Extract the lines that hold the string "script".

▶ _Task inputs_:
----------------
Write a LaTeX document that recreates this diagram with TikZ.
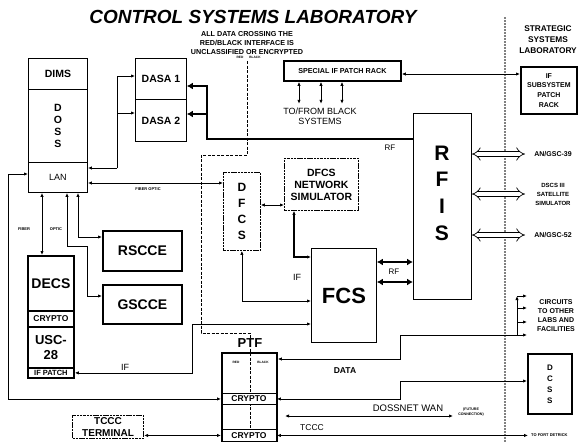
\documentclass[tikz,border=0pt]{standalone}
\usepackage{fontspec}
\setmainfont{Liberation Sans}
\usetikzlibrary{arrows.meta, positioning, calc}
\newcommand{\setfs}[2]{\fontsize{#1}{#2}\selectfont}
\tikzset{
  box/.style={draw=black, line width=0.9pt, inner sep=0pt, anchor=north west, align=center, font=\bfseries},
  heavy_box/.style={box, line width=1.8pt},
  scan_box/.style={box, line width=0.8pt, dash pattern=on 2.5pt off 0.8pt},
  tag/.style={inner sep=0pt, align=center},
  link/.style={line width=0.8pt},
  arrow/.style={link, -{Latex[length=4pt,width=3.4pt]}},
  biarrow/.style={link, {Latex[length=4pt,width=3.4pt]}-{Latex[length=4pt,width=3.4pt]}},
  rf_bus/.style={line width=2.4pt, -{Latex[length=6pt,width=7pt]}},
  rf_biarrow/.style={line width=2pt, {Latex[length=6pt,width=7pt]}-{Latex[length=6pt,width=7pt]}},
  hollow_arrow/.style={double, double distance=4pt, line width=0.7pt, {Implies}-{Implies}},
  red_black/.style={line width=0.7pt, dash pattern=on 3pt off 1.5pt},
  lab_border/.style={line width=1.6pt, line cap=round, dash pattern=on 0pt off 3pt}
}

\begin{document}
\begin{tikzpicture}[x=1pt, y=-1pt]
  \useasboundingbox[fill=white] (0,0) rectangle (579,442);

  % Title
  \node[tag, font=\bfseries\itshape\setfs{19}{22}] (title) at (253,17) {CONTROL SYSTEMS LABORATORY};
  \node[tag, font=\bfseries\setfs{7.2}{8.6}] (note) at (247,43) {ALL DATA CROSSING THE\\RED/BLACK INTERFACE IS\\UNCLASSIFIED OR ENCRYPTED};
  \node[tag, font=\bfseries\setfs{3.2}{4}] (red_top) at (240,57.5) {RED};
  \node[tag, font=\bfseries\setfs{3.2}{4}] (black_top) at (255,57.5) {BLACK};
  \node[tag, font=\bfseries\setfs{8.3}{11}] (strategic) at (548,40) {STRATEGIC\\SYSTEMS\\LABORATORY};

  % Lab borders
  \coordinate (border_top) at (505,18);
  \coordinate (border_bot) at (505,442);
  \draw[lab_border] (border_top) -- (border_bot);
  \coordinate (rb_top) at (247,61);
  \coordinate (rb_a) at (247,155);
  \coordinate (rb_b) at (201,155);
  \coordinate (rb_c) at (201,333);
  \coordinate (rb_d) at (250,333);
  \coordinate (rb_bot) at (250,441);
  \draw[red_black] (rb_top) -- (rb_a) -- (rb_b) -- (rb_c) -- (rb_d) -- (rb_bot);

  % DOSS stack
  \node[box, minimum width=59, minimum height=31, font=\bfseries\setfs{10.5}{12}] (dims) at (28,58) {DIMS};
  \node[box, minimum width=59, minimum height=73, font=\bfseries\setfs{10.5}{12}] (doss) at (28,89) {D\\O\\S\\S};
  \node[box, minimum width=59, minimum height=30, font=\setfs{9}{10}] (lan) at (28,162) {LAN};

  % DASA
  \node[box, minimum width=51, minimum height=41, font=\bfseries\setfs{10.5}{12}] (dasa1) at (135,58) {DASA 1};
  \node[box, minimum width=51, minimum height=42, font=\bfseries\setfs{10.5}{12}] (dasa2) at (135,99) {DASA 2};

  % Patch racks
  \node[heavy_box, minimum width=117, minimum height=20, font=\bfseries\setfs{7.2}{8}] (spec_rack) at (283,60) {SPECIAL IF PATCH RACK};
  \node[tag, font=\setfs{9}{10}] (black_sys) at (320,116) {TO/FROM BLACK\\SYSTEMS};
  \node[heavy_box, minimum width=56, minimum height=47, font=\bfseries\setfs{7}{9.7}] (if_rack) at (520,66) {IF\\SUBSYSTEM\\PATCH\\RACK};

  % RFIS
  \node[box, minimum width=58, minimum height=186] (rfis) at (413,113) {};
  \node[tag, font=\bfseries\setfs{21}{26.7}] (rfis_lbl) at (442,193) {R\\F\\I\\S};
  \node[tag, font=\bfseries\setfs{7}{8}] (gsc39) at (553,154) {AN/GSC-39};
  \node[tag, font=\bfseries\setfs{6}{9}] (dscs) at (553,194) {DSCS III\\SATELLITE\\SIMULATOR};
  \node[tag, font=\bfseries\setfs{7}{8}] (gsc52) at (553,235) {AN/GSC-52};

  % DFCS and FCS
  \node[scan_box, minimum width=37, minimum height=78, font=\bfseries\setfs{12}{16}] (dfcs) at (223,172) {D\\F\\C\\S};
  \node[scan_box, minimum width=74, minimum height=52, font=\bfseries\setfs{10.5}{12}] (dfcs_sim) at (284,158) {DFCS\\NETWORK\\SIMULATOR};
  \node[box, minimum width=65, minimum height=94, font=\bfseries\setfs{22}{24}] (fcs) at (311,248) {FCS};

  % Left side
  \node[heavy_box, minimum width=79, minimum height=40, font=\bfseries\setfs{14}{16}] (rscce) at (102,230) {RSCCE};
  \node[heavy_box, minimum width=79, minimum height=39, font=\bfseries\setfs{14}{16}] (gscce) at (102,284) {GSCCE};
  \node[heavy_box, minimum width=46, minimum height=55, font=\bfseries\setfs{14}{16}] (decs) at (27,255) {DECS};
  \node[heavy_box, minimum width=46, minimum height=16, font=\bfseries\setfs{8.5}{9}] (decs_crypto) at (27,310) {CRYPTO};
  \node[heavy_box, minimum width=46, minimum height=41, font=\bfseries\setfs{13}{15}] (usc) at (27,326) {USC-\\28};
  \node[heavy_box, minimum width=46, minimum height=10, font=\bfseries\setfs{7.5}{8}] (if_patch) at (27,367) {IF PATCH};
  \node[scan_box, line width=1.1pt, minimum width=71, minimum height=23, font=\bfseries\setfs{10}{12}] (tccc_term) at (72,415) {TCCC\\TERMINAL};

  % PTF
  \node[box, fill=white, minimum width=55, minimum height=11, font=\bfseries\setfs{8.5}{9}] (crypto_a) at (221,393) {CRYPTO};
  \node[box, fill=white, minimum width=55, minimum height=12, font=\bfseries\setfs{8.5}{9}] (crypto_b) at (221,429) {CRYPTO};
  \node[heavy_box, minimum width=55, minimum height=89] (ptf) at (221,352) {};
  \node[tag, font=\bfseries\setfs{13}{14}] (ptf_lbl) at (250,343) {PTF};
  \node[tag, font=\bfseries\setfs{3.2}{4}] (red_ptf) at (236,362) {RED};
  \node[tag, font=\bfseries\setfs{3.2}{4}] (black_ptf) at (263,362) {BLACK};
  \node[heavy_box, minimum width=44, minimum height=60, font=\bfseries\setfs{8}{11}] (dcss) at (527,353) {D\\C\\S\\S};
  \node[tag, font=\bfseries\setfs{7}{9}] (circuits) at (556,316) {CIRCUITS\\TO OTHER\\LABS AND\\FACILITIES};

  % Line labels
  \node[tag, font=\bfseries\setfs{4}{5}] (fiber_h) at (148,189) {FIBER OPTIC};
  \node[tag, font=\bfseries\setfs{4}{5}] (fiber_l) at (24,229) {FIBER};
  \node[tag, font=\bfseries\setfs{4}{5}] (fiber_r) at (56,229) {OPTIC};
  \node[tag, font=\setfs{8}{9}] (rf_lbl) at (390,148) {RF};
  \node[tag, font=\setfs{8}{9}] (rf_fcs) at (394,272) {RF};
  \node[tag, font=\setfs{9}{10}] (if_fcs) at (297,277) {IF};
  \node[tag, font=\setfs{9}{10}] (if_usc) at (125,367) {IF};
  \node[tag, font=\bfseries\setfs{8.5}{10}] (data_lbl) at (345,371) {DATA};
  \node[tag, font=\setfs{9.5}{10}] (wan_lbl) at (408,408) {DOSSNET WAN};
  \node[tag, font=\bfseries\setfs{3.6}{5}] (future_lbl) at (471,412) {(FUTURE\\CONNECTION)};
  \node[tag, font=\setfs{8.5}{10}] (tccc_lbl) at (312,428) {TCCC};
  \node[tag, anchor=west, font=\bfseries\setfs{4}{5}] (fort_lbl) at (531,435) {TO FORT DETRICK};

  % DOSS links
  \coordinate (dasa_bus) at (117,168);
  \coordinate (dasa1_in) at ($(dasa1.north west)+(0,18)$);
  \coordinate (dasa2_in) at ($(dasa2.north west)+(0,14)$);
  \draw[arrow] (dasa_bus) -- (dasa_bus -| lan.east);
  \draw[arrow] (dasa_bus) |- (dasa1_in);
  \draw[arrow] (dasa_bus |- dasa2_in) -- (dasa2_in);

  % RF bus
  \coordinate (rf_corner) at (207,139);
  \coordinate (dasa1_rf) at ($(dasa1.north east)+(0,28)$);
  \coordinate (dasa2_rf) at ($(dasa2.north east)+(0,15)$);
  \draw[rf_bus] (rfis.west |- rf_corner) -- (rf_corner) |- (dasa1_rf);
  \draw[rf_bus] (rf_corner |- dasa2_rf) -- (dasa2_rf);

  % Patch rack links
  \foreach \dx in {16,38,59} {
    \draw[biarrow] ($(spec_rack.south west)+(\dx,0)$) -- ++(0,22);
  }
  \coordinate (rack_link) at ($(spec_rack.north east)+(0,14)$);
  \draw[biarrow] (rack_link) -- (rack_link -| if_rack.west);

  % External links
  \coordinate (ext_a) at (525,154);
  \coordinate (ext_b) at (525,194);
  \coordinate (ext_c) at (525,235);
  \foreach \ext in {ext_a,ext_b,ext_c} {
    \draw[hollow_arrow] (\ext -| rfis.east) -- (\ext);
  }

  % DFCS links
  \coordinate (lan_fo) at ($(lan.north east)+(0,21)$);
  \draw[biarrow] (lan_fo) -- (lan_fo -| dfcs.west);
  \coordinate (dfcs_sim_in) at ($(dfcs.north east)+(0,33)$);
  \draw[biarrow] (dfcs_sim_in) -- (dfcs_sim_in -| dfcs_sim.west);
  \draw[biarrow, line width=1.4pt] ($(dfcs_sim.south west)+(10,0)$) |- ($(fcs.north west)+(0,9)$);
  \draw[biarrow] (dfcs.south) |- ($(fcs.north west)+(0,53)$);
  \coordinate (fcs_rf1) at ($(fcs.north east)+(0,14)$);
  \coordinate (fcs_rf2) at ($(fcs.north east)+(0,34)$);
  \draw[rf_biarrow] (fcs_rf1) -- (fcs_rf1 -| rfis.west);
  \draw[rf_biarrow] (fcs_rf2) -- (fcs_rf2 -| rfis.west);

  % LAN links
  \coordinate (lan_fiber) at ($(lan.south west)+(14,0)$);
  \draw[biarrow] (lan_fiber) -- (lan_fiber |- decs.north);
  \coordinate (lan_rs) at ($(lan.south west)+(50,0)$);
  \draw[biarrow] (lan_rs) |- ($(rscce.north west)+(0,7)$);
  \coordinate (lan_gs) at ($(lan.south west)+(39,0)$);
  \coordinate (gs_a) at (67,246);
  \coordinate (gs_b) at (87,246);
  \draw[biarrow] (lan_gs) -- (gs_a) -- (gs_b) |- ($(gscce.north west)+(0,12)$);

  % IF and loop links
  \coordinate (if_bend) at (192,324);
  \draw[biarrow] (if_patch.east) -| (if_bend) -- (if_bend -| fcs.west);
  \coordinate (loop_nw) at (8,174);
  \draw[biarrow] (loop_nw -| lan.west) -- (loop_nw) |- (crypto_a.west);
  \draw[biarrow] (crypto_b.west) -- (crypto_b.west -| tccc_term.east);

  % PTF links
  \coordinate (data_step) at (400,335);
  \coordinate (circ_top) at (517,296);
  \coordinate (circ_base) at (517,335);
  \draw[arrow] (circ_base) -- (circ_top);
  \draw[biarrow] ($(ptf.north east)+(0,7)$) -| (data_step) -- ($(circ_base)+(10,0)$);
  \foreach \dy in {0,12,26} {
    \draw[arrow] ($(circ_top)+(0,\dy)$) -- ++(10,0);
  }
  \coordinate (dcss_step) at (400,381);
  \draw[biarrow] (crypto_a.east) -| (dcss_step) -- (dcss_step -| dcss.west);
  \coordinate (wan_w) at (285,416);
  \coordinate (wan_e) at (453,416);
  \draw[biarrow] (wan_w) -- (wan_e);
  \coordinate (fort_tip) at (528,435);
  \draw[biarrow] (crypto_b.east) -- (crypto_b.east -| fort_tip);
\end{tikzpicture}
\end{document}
----------------
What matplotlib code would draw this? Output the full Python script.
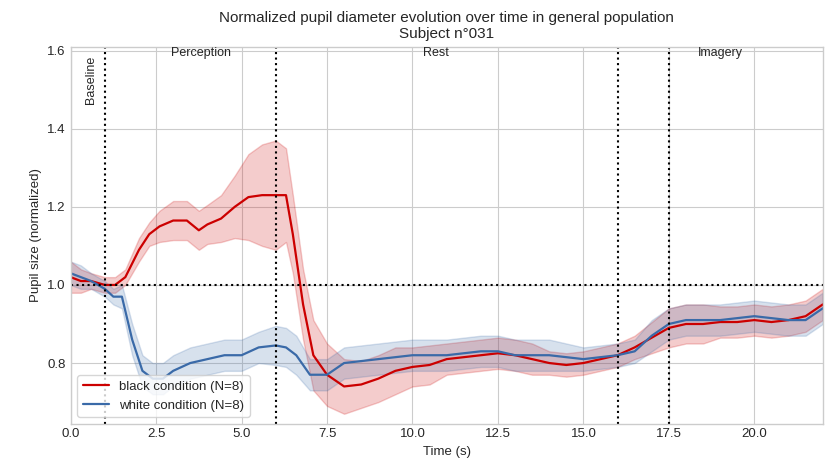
----------------
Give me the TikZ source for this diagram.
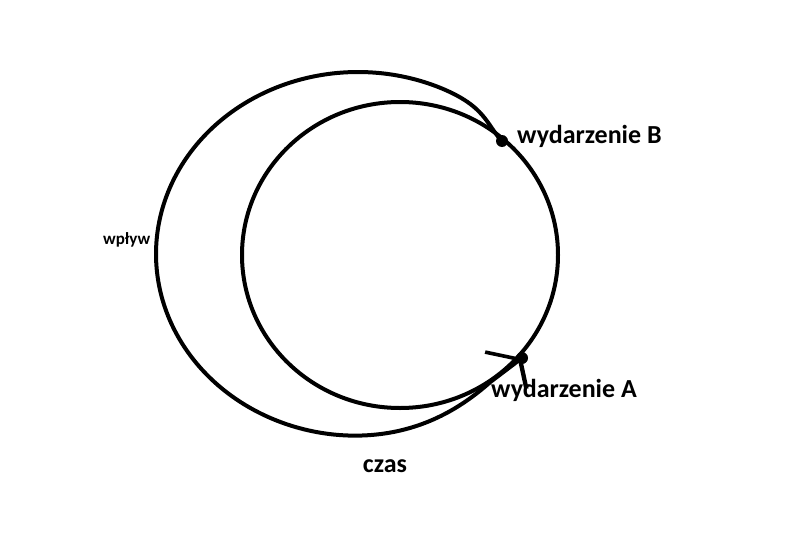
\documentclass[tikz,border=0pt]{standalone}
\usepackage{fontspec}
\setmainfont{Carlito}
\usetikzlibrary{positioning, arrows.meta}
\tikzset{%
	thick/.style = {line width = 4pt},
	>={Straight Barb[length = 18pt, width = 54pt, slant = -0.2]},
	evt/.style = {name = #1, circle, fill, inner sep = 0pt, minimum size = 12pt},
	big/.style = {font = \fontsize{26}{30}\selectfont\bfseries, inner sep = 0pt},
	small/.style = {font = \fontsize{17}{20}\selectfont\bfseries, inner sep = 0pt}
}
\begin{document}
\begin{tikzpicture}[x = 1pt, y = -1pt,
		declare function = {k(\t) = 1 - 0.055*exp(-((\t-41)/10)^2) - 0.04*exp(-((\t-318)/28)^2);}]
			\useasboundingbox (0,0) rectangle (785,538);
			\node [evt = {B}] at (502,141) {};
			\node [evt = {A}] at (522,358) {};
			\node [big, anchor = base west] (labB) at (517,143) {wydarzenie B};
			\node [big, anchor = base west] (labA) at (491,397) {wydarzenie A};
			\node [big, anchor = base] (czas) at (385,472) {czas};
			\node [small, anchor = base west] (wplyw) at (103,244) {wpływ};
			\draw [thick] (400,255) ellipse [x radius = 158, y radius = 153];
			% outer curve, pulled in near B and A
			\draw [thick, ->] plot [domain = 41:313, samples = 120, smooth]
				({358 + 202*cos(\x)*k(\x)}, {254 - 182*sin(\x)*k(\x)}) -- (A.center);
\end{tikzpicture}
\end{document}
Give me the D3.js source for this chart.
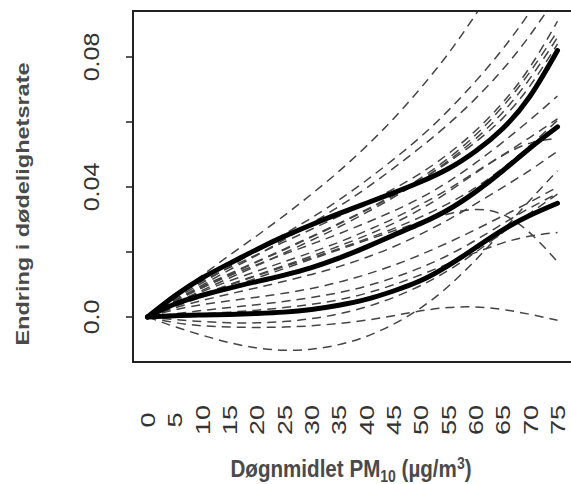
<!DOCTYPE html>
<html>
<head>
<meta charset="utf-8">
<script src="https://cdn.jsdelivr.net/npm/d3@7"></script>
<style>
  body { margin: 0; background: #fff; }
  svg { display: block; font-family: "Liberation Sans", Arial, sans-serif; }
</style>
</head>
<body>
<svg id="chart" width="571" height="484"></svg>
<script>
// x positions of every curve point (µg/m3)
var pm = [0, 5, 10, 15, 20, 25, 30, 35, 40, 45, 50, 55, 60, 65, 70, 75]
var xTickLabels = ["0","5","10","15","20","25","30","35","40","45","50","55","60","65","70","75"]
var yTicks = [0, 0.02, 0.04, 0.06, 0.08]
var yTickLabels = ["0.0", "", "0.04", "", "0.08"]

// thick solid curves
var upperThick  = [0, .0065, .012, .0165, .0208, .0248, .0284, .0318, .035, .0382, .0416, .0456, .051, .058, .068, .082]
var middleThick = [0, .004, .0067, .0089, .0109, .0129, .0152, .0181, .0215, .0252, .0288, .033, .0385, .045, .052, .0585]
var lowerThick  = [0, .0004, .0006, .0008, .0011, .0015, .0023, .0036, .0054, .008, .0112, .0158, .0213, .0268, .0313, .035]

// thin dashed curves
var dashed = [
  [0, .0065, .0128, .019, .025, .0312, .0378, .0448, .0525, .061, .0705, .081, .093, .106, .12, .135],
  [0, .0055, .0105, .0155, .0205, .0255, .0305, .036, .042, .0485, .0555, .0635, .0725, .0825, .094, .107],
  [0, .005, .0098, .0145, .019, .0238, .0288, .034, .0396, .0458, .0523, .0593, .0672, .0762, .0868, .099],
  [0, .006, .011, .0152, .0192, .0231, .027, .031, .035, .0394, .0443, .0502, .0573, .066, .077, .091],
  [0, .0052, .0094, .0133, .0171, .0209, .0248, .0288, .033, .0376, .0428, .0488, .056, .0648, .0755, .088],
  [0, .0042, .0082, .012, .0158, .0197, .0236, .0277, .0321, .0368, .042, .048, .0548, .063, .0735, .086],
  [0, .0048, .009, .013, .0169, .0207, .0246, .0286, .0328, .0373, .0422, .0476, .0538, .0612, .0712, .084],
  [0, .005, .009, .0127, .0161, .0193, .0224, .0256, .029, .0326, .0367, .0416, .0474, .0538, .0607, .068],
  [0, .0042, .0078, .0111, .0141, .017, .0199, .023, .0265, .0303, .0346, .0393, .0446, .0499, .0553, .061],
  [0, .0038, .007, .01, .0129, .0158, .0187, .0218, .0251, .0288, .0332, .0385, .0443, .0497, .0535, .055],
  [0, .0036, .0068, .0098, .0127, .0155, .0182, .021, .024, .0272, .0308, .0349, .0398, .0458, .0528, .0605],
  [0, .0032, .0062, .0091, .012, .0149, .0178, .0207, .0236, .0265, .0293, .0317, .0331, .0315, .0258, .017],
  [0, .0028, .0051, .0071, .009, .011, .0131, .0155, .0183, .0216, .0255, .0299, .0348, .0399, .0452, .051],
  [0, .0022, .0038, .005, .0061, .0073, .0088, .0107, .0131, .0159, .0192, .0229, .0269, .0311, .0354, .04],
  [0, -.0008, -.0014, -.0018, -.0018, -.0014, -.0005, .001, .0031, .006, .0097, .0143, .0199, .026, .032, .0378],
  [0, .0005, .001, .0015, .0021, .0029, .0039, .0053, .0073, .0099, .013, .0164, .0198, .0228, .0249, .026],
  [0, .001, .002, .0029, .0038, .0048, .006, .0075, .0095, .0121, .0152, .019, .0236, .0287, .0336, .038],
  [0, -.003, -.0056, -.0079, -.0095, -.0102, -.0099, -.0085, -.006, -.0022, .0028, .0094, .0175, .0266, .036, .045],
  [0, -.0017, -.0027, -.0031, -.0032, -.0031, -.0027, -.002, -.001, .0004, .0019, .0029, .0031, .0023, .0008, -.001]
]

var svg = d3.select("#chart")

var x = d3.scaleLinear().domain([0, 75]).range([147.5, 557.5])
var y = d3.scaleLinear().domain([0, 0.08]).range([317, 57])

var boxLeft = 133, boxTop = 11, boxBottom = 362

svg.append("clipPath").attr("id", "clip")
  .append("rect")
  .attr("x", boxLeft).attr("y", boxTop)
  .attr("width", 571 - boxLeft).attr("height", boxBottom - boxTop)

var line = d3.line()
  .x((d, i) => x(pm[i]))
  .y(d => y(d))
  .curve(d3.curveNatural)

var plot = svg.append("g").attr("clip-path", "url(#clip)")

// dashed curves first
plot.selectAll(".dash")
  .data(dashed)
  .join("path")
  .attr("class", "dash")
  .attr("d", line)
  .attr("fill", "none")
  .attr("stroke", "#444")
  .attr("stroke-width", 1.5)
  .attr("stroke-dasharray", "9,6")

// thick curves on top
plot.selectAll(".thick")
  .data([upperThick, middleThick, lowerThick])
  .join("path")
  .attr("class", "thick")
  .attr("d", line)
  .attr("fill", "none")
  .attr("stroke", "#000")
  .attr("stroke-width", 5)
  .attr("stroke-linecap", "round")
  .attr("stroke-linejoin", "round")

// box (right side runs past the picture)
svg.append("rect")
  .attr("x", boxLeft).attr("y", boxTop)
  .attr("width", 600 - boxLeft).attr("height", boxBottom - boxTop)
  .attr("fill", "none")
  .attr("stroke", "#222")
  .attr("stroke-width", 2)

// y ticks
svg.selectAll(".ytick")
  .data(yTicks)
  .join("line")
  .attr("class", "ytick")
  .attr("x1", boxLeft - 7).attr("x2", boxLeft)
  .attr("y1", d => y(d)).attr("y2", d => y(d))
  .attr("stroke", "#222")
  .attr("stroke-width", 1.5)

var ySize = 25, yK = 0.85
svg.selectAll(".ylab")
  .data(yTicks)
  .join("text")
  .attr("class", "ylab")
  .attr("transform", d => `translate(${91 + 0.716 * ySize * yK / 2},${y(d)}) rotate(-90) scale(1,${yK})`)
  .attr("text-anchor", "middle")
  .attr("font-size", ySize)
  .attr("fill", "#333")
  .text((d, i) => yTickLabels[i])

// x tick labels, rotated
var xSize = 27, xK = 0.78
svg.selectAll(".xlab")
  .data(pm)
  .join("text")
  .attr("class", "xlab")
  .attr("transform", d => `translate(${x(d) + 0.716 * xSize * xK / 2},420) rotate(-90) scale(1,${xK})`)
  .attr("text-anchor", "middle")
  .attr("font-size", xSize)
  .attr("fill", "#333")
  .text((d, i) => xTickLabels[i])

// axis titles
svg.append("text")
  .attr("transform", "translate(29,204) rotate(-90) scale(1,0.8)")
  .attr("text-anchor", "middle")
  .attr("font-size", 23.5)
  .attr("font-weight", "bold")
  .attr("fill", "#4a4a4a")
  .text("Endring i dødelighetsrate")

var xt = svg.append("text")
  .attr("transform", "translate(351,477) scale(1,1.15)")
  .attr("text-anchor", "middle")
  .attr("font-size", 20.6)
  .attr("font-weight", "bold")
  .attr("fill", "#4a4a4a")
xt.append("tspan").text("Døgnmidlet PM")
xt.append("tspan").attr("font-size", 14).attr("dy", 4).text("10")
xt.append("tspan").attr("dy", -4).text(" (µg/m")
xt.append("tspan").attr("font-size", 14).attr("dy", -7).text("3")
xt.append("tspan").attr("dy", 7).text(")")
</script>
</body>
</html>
----------------
▶ _Exercise response_:
What matplotlib code would draw this? Output the full Python script.
<script src="https://cdn.jsdelivr.net/npm/d3@7"></script>
<script>
</script>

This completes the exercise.